Monmouth Park saw a decrease in number of races run in 2016 with an average of 9.87 per day over the 57-day stand. Last year saw an average of 11.19 for the 58-day racing season. In total, there were 86 fewer races this year.
Additionally, field size saw a dramatic drop off as well, with an average of 7.28 horses per race in 2016 compared to 8.11 the year before — an 11.4 percent decrease.
“Despite the lack of horses, we still recorded numerous accomplishments this year,” Dennis Drazin, adviser to Darby Development LLC, operators of the racetrack, said in a press release. “The entire Monmouth Park team continues to work hard to put on outstanding racing in a fan-friendly environment that is second to none.”
Among those accomplishments this year was the advent of exchange wagering as Monmouth Park was at the forefront to make New Jersey the first in the nation to see this new betting platform that allows fans to select and set their own odds.
Also new this season is Blu Grotto, Monmouth Park’s recent restaurant addition that has enjoyed rave reviews for outstanding dining and ambience. Located near the top of the stretch, Blu Grotto will be open year-round.

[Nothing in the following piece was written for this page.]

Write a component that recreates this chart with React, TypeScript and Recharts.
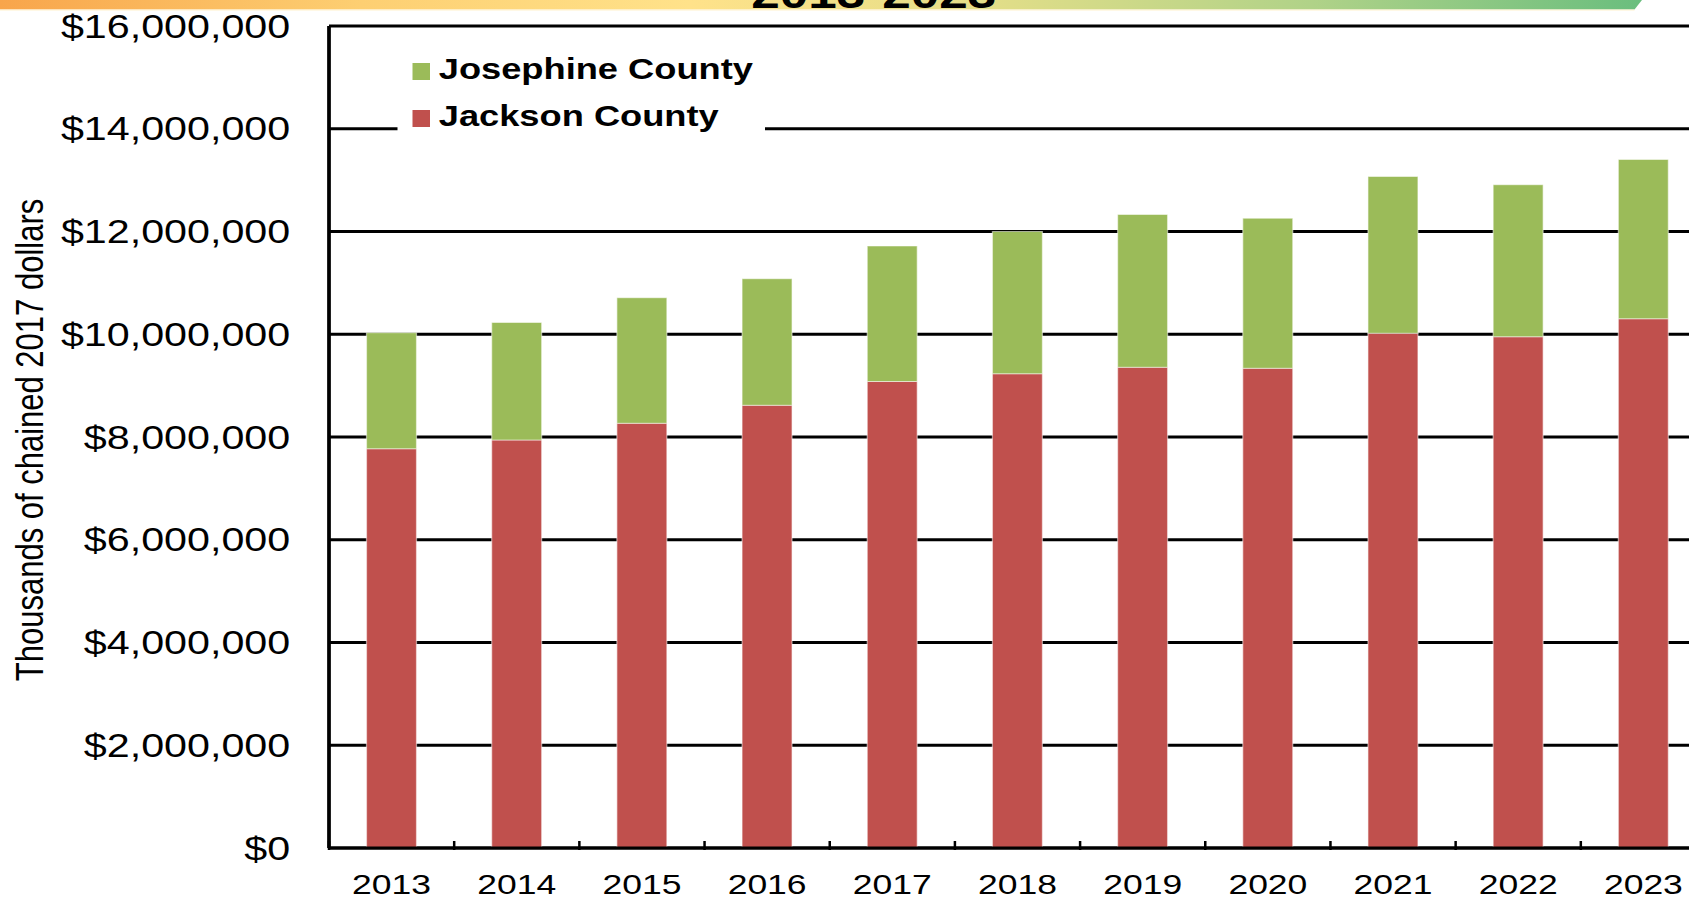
import React from "react";
import {
  Bar,
  BarChart,
  CartesianGrid,
  Label,
  Legend,
  XAxis,
  YAxis,
} from "recharts";

// values in thousands of chained 2017 dollars
const years = ["2013", "2014", "2015", "2016", "2017", "2018", "2019", "2020", "2021", "2022", "2023"];
const jackson = [7770000, 7940000, 8270000, 8620000, 9080000, 9230000, 9360000, 9340000, 10020000, 9950000, 10300000];
const josephine = [2260000, 2290000, 2440000, 2460000, 2640000, 2770000, 2970000, 2920000, 3050000, 2960000, 3100000];
const yTicks = [0, 2000000, 4000000, 6000000, 8000000, 10000000, 12000000, 14000000, 16000000];
const titleText = "2013-2023";
const yTitle = "Thousands of chained 2017 dollars";

const data = years.map((year, i) => ({
  year,
  jackson: jackson[i],
  josephine: josephine[i],
}));

// the reference image is stretched sideways, so draw narrow and scale x
const STRETCH = 1.25;
const CHART_W = 1400;
const CHART_H = 899;
const Y_AXIS_W = 263.2;
const RIGHT = 35.2;
const TOP = 26;
const X_AXIS_H = 51;
const HALF_BAND = (CHART_W - Y_AXIS_W - RIGHT) / years.length / 2;

const FONT = "'Liberation Sans', Arial, sans-serif";
const RED = "#C0504D";
const GREEN = "#9BBB59";

const fmtMoney = (v: number) => "$" + v.toLocaleString("en-US");

function YearTick(props: any) {
  const { x, y, payload } = props;
  return (
    <g>
      <line x1={x - HALF_BAND} x2={x - HALF_BAND} y1={y - 9} y2={y} stroke="#000" strokeWidth={2} />
      <text x={x} y={y + 44} textAnchor="middle" fontSize={28.4} fontFamily={FONT} fill="#000">
        {payload.value}
      </text>
    </g>
  );
}

function YTitle(props: any) {
  const vb = props.viewBox || {};
  const cx = 23.2;
  const cy = (vb.y ?? TOP) + (vb.height ?? 822) / 2 + 3;
  return (
    <text
      x={cx}
      y={cy}
      transform={`rotate(-90, ${cx}, ${cy})`}
      textAnchor="middle"
      dominantBaseline="central"
      fontSize={31}
      fontFamily={FONT}
      fill="#000"
    >
      {yTitle}
    </text>
  );
}

function LegendBox() {
  const items = [
    { label: "Josephine County", color: GREEN },
    { label: "Jackson County", color: RED },
  ];
  return (
    <div style={{ background: "#fff", width: 294, height: 96, position: "relative" }}>
      {items.map((it, i) => (
        <div
          key={it.label}
          style={{
            position: "absolute",
            left: 12.8,
            top: 17 + i * 47,
            display: "flex",
            alignItems: "flex-end",
            height: 24,
          }}
        >
          <span style={{ width: 13.6, height: 17, background: it.color, marginRight: 7, marginBottom: 4 }} />
          <span style={{ fontFamily: FONT, fontWeight: 700, fontSize: 29, color: "#000", lineHeight: "29px" }}>
            {it.label}
          </span>
        </div>
      ))}
    </div>
  );
}

function Banner() {
  const w = 1313.6;
  return (
    <svg width={CHART_W} height={40} style={{ position: "absolute", left: 0, top: 0 }}>
      <defs>
        <linearGradient id="bannerGrad" x1="0" x2="1" y1="0" y2="0">
          <stop offset="0%" stopColor="#F8A54B" />
          <stop offset="22%" stopColor="#FDCF72" />
          <stop offset="42%" stopColor="#FFE28A" />
          <stop offset="60%" stopColor="#E3DE88" />
          <stop offset="80%" stopColor="#B0D288" />
          <stop offset="100%" stopColor="#6ABE7E" />
        </linearGradient>
      </defs>
      <polygon points={`0,0 ${w},0 ${w - 6},9.5 0,9.5`} fill="url(#bannerGrad)" />
      <rect x={0} y={9.5} width={w - 6} height={1} fill="#FFF2CC" />
      <text x={699} y={8} textAnchor="middle" fontSize={41} fontWeight={700} fontFamily={FONT} fill="#000">
        {titleText}
      </text>
    </svg>
  );
}

export default function App() {
  return (
    <div
      style={{
        position: "fixed",
        left: 0,
        top: 0,
        width: 1689,
        height: 899,
        overflow: "hidden",
        background: "#fff",
      }}
    >
      <div
        style={{
          position: "relative",
          width: CHART_W,
          height: CHART_H,
          transform: `scaleX(${STRETCH})`,
          transformOrigin: "left top",
        }}
      >
        <BarChart
          width={CHART_W}
          height={CHART_H}
          data={data}
          margin={{ top: TOP, right: RIGHT, left: 0, bottom: 0 }}
          barSize={40}
        >
          <CartesianGrid horizontal vertical={false} stroke="#000" strokeWidth={3} />
          <XAxis
            dataKey="year"
            height={X_AXIS_H}
            tickLine={false}
            tickSize={0}
            axisLine={{ stroke: "#000", strokeWidth: 3 }}
            tick={<YearTick />}
            interval={0}
          />
          <YAxis
            width={Y_AXIS_W}
            domain={[0, 16000000]}
            ticks={yTicks}
            interval={0}
            tickLine={false}
            tickSize={0}
            tickMargin={31}
            axisLine={{ stroke: "#000", strokeWidth: 3 }}
            tickFormatter={fmtMoney}
            tick={{ fontSize: 33, fontFamily: FONT, fill: "#000" }}
          >
            <Label content={<YTitle />} />
          </YAxis>
          <Legend
            layout="vertical"
            align="center"
            verticalAlign="middle"
            content={() => <LegendBox />}
            wrapperStyle={{ position: "absolute", left: 317.6, top: 43, width: 294, height: 96 }}
          />
          <Bar
            dataKey="jackson"
            name="Jackson County"
            stackId="a"
            fill={RED}
            stroke="#fff"
            strokeOpacity={0.5}
            strokeWidth={1}
            isAnimationActive={false}
          />
          <Bar
            dataKey="josephine"
            name="Josephine County"
            stackId="a"
            fill={GREEN}
            stroke="#fff"
            strokeOpacity={0.5}
            strokeWidth={1}
            isAnimationActive={false}
          />
        </BarChart>
        <Banner />
      </div>
    </div>
  );
}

“Horses follow purse money, and our neighbors are working with a distinct advantage,” Drazin said. “Every state surrounding us, and most of those surrounding them, have alternative gaming revenues fueling purses. These casino-fueled purses has led to a decrease in field size and carded races. Obviously, this has had a direct impact on our handle — both on-track and in the simulcast network.”
On-track handle at the 57-day meet was $22,431,306 — a 26.59 percent decline over last year when the track hosted 58 live cards. Total handle also saw a 26.38 percent decline, as $196,272,397 was wagered this year on Monmouth’s races. Attendance was off 9.2 percent, mostly dampened by a wet Haskell Day, which drew 35,983 compared with 60,983 the year prior when Triple Crown winner American Pharoah took New Jersey’s most prestigious event. The 2016 average daily attendance was 8,833.
In the race for leading trainer, Navarro did it again, winning his fourth consecutive title. The 41-year-old conditioner from Panama won a record 59 races this year, besting the mark of 55 established by John Tammaro III in 1974 and equaled the following year by J. Willard Thompson.
Thompson’s Quiet Winter Farm took home the trophy for top 2016 owner at Monmouth, having visited the winner’s circle 17 times this season. A long-time staple on the Jersey Shore racing scene, this was Quiet Winter Farm’s first owner’s championship.
Over in the jockey race, Lopez was yet again a runaway victor, booting home 105 winners in 2016. It was the fifth overall title for the 30-year-old native of Mexico, who took his first championship during the 2010 Elite Meet. He has been top jockey at Monmouth since 2013.
Live thoroughbred racing shifts north to the Meadowlands for 14 all-turf programs beginning Sept. 28. The Meadowlands will offer a 15 percent takeout rate on all wagers — the lowest in the nation. That meet runs through Oct. 19.